Students should only take classes from professional aerial trainers. Aerial arts involve complex wraps and positions that if executed incorrectly or slightly off could have major consequences. It also involves subjecting the body to large impact forces that may cause sprains, strains, overuse injuries and internal organ injuries and/or bleeding if done incorrectly. Do not try to learn from Youtube or people who are not qualified professionals. Unsafe aerial instruction can result in paralysis or death.

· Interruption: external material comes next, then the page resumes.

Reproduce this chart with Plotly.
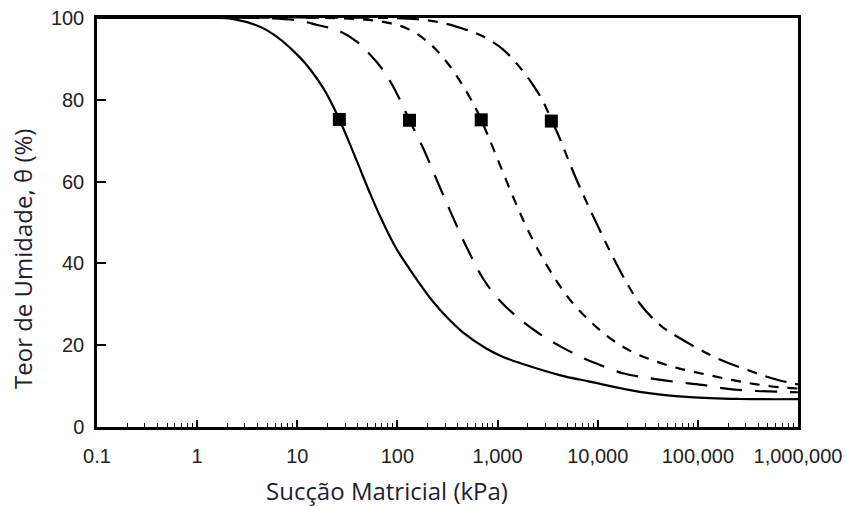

What safety measures do you take?

he Edge-Your Fitness Advantage takes your safety very seriously. Our teachers have been trained on site by one of top aerial arts teacher certification programs in the country: Born to Fly Productions with Julianna Hane & Rebekah Leach. Julianna is the author of “The Aerial Teacher’s Handbook”—the bible in the aerialist world for teaching aerial arts. All of our trainers are CPR certified. We also carry commercial liability insurance. Our aerial equipment holds a minimum of 2,200lbs dynamic load and the rigging holds between 10,000-15,000 lbs. We have a regular inspection and maintenance schedule to keep our equipment clean and in good repair. We work above high-impact gymnastics mat that are specially designed to absorb large impact forces.

What can I do to ensure my safety?

Your safety is ultimately in your hands. All students must adhere to The Edge-Your Fitness Advantage student safety policy, or they will be asked to leave the class.

The Edge-Your Fitness Advantage Student Safety Policy:

We insist on a mastery of basic skills before progressing to skills requiring more strength, endurance, stability, and understanding. Our program is based on Levels (1-5) that build on each other. Therefore, our policy are as follows:

Students are not allowed to practice anything that they learned off YouTube.

If a student wants to learn a skill that they saw on YouTube, they can email the link to their instructor and ask their instructor to teach it during class. The instructor will evaluate whether the skill is appropriate for the student’s level, and will teach it - or not - accordingly. Please check out this great article by Laura Witwer that explains why.

Purchasing Your Own Equipment

Please carefully consider if you are qualified to own fabrics and rig or contract the rigging of your own equipment. The Edge-Your Fitness Advantage assumes no liability of personal aerial equipment or use thereof.